A hunt has been accused of terrorising a family pet days after its master was convicted of racially harassing a protester.
Dad William Ricks claims Ross Harrier hounds chased daughter Anna’s cat after coming out of the Forest of Dean and onto his land on Saturday.
Five hours later the cat Minna was found cowering 30ft up a tree in the middle of the woods.
He has complained to police and the Forestry Commission about the incident last Saturday.
On Thursday, Harrier’s hunt master David Lee Peters was found guilty of using racially abusive words to a protester sitting in her car.
He was fined £720, and ordered to pay his victim £200 compensation.

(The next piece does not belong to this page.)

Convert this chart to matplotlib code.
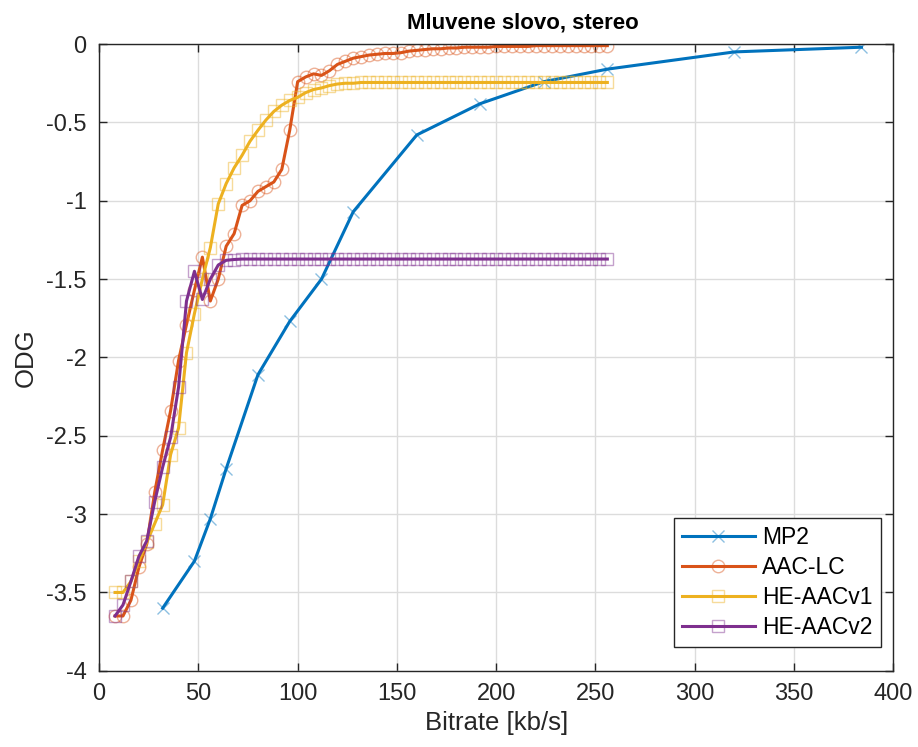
import matplotlib
matplotlib.use("Agg")
import matplotlib.pyplot as plt
from matplotlib.colors import to_rgba
from matplotlib.ticker import FuncFormatter
import numpy as np

plt.rcParams['font.family'] = ['Liberation Sans', 'DejaVu Sans']
plt.rcParams['axes.unicode_minus'] = False

# MPEG-1 Layer II bitrates and measured ODG
mp2_rate = [32, 48, 56, 64, 80, 96, 112, 128, 160, 192, 224, 256, 320, 384]
mp2_odg = [-3.60, -3.30, -3.03, -2.71, -2.11, -1.77, -1.50, -1.07, -0.58,
           -0.38, -0.24, -0.16, -0.05, -0.02]

# AAC family encoders, 8 to 256 kb/s in 4 kb/s steps
aac_rate = list(range(8, 257, 4))
aac_lc_odg = [-3.65, -3.65, -3.55, -3.34, -3.19, -2.86, -2.59, -2.34, -2.02, -1.79,
              -1.57, -1.36, -1.64, -1.50, -1.29, -1.21, -1.03, -1.00, -0.94, -0.91,
              -0.88, -0.80, -0.55, -0.24, -0.21, -0.19, -0.20, -0.17, -0.13, -0.11,
              -0.09, -0.08, -0.07, -0.065, -0.06, -0.06, -0.055, -0.045, -0.04, -0.035,
              -0.03, -0.03, -0.025, -0.025, -0.02, -0.02, -0.02, -0.02, -0.015, -0.015,
              -0.015, -0.015, -0.015, -0.01, -0.01, -0.01, -0.01, -0.01, -0.01, -0.01,
              -0.01, -0.01, -0.01]
he_v1_odg = [-3.50, -3.50, -3.43, -3.30, -3.18, -3.06, -2.94, -2.62, -2.45, -1.97,
             -1.72, -1.50, -1.30, -1.02, -0.89, -0.79, -0.71, -0.62, -0.55, -0.485,
             -0.43, -0.39, -0.36, -0.34, -0.31, -0.29, -0.28, -0.265, -0.255, -0.25,
             -0.25, -0.245] + [-0.245] * 31
he_v2_odg = [-3.65, -3.58, -3.43, -3.27, -3.17, -2.92, -2.70, -2.51, -2.19, -1.64,
             -1.45, -1.63, -1.50, -1.41, -1.38, -1.375] + [-1.372] * 47

labels = ['MP2', 'AAC-LC', 'HE-AACv1', 'HE-AACv2']
colors = ['#0072BD', '#D95319', '#EDB120', '#7E2F8E']
markers = ['x', 'o', 's', 's']

fig = plt.figure(figsize=(9.18, 7.47), dpi=100)
ax = fig.add_axes([0.108, 0.102, 0.865, 0.839])

series = [(mp2_rate, mp2_odg), (aac_rate, aac_lc_odg),
          (aac_rate, he_v1_odg), (aac_rate, he_v2_odg)]
msizes = [8, 9, 8, 8]
for (x, y), lab, c, m, ms in zip(series, labels, colors, markers, msizes):
    ax.plot(x, y, color=c, lw=2.2, marker=m, ms=ms, mfc='none',
            mec=to_rgba(c, 0.45), mew=1.0, label=lab)

ax.set_xlim(0, 400)
ax.set_ylim(-4, 0)
ax.set_xticks(np.arange(0, 401, 50))
ax.set_yticks(np.arange(-4, 0.01, 0.5))
ax.yaxis.set_major_formatter(FuncFormatter(lambda v, p: '%g' % v))
ax.grid(True, color='#dcdcdc', lw=1.0)
ax.set_axisbelow(True)
ax.tick_params(direction='in', length=6, width=1, colors='#262626',
               labelsize=17, top=True, right=True, pad=9)
for s in ax.spines.values():
    s.set_color('#262626')
    s.set_linewidth(1.0)

ax.set_xlabel('Bitrate [kb/s]', fontsize=18.5, color='#262626', labelpad=4)
ax.set_ylabel('ODG', fontsize=18.5, color='#262626', labelpad=6)
ax.set_title('Mluvene slovo, stereo', fontsize=16, fontweight='bold',
             x=0.534, pad=11)

leg = ax.legend(loc='lower right', bbox_to_anchor=(0.984, 0.038),
                borderaxespad=0, fontsize=16.5, fancybox=False, framealpha=1,
                edgecolor='#262626', handlelength=3.2, handletextpad=0.3,
                numpoints=1, borderpad=0.35, labelspacing=0.3)
leg.get_frame().set_linewidth(1.0)

fig.savefig('out.png', dpi=100)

He was in charge of the pack when Mr Ricks claims dogs ran into his garden from adjoining Bailey Inclosure. “The cat legged it into the woods chased by around six or eight baying hounds,” he said. “It was running for its life. You can imagine how terrifying it must have been for the young cat to be pursued by a pack of hounds in full cry.” He said the family and several neighbours spent more than five hours looking for Norwegian Forest cat Minna.
“We prepared ourselves for the worse because we thought she might have been ripped to shreds,” he said. “In the end she was shaken but fine because she could scramble up the tree away from the hounds.”
He reported it to the police and the Forestry Commission.
“Whatever people think about hunting in principle, I feel very strongly that the hunt should be stopped from riding roughshod over local residents and allowing their hounds to enter residential gardens and terrorise domestic animals,” he said.
West Mercia Police confirmed officers were called to Hope Mansell after a complaint about dogs from a hunt being on the land of local residents.
A spokesman said: “Officers established that no criminal offences had been committed. Words of advice were given to both hunt members and the landowners.”
Nationally, the Forestry Commission allows trail or drag hunting, but not fox hunting on its land.
Only Cotswold Vale Hunt has permits for Lea Bailey two days this season and Deputy Surveyor Kevin Stannard has asked the Harriers for an explanation.
Hunt spokesman Anna Ernsting said: “The Ross Harriers regret that hounds were able to freely access gardens from farm land where we had permission to be. Letters have already been sent to the residents and we will inform them in advance should we be in the area again. We are not the only hunt in the area.”